Addiction is a behavioral problem that burdens law enforcement, too, Asbell says.
“We’re one of the area’s biggest mental-health providers,” he says. “We’ve become a dumping ground for people who need help.”
For years, McCoy noted that 90 percent of jail detainees needed addiction or mental-health treatment, and Asbell helped get the Peoria County Jail’s medical unit accredited by the National Commission on Correctional Health Care in 2012. To achieve its recognition that Peoria uses the best practices, not just minimal requirements. The jail under Asbell’s watch started comprehensive screening for mental illness among new detainee.
Asbell says he’ll try to focus on causes, whether preventing crime or treating detainees.
“We’re working on a grant [application] now to help discharge planning, like hospitals do,” he says. “It’s a navigator for at-risk populations to help them with pharmaceuticals and medical appointments, housing and jobs.”
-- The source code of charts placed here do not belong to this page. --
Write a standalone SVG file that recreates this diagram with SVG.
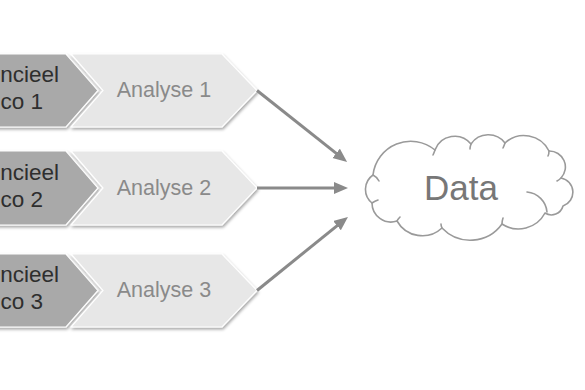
<svg xmlns="http://www.w3.org/2000/svg" width="585" height="390" viewBox="0 0 585 390">
<defs>
<style>
.dark{fill:#a9a9a9;stroke:#ffffff;stroke-width:1.2;filter:url(#sh)}
.light{fill:#e7e7e7;stroke:#ffffff;stroke-width:1.2;filter:url(#sh)}
.dt{font-family:"Liberation Sans",Arial,sans-serif;font-size:22.5px;fill:#2e2e2e;text-anchor:end}
.lt{font-family:"Liberation Sans",Arial,sans-serif;font-size:21.5px;fill:#8a8a8a;text-anchor:middle}
.conn{stroke:#8a8a8a;stroke-width:3;fill:none;marker-end:url(#ah)}
.cloud{fill:#ffffff;stroke:#9a9a9a;stroke-width:1.6;stroke-linejoin:round}
.cin{fill:none;stroke:#9a9a9a;stroke-width:1.6;stroke-linecap:round}
</style>
<filter id="sh" x="-10%" y="-10%" width="130%" height="140%">
<feDropShadow dx="1" dy="2" stdDeviation="1.5" flood-color="#000" flood-opacity="0.35"/>
</filter>
<marker id="ah" markerUnits="userSpaceOnUse" markerWidth="15" markerHeight="13" refX="3" refY="6" orient="auto">
<path d="M0,0 L14,6 L0,12 z" fill="#8a8a8a"/>
</marker>
</defs>
<g id="row1-left">
<polygon class="dark" points="-10,54 66,54 98,90.5 66,127 -10,127"/>
<text class="dt" x="59" y="82">ncieel</text>
<text class="dt" x="43" y="109">co 1</text>
</g>
<g id="analyse1">
<polygon class="light" points="71,54 222,54 257,90.5 222,127 71,127 103,90.5"/>
<text class="lt" x="164" y="97">Analyse 1</text>
</g>
<g id="row2-left">
<polygon class="dark" points="-10,151 66,151 98,188 66,225 -10,225"/>
<text class="dt" x="59" y="179.5">ncieel</text>
<text class="dt" x="43" y="206.5">co 2</text>
</g>
<g id="analyse2">
<polygon class="light" points="71,151 222,151 257,188 222,225 71,225 103,188"/>
<text class="lt" x="164" y="194.5">Analyse 2</text>
</g>
<g id="row3-left">
<polygon class="dark" points="-10,254 66,254 98,290.5 66,327 -10,327"/>
<text class="dt" x="59" y="282">ncieel</text>
<text class="dt" x="43" y="309">co 3</text>
</g>
<g id="analyse3">
<polygon class="light" points="71,254 222,254 257,290.5 222,327 71,327 103,290.5"/>
<text class="lt" x="164" y="297">Analyse 3</text>
</g>
<g id="data">
<path class="cloud" d="M373,175 A38,38 0 0 1 435,150 A21,21 0 0 1 471,144 A21,21 0 0 1 505,143 A28,28 0 0 1 549,151 A16,16 0 0 1 561,178 A14.5,14.5 0 0 1 563,206 A12,12 0 0 1 545,213 A30,30 0 0 1 502,224 A39,39 0 0 1 442,228 A29,29 0 0 1 397,221 A19,19 0 0 1 372,203 A17.5,17.5 0 0 1 373,175 Z"/>
<path class="cin" d="M527,192 A22,22 0 0 1 547,212 M373,175 Q377,177 379,181 M372,203 Q375,201 378,200 M435,150 Q434,153 433,155 M471,144 Q470,147 470,149 M505,143 Q504,146 503,148 M549,151 Q549,154 548,156 M561,178 Q559,180 557,181 M502,224 Q502,221 503,218 M442,228 Q441,226 441,224 M397,221 Q398,219 400,217"/>
<text x="461" y="200" style="font-family:'Liberation Sans',Arial,sans-serif;font-size:35px;fill:#777777;text-anchor:middle">Data</text>
</g>
<g id="connectors">
<line class="conn" x1="257" y1="90.5" x2="338.5" y2="155.2"/>
<line class="conn" x1="257" y1="188" x2="337" y2="188"/>
<line class="conn" x1="257" y1="290.5" x2="339.4" y2="223.8"/>
</g>
</svg>
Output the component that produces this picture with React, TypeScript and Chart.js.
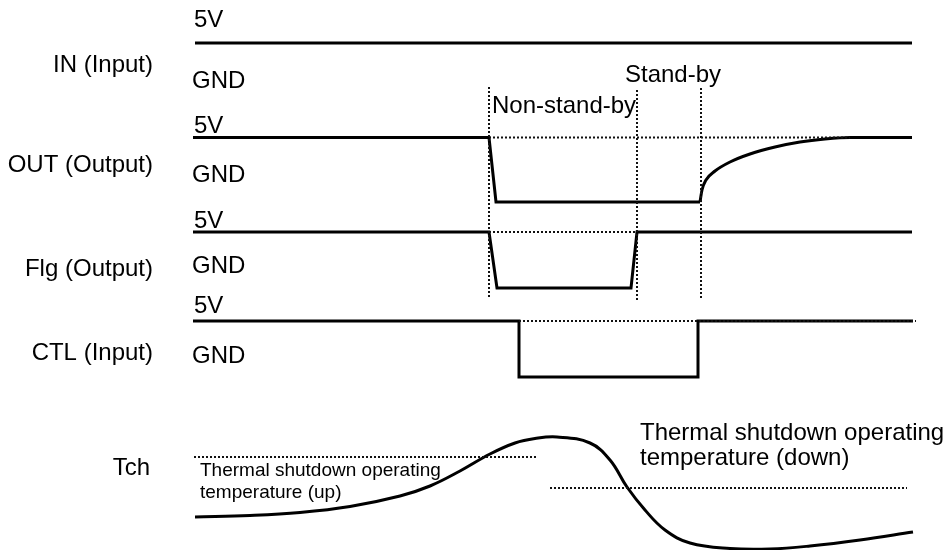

Despite such efforts and reassurance, some will be concerned.
As Tulane University’s Christopher J. Fettweis, who wrote “Dangerous Times” and “The Pathologies of Power,” said, “Our fear is not based on an intellectual conclusion. It’s a belief.”
And beliefs or feelings need few facts. In some ways, human beings embrace that which reinforces our opinions; we believe what we want to believe.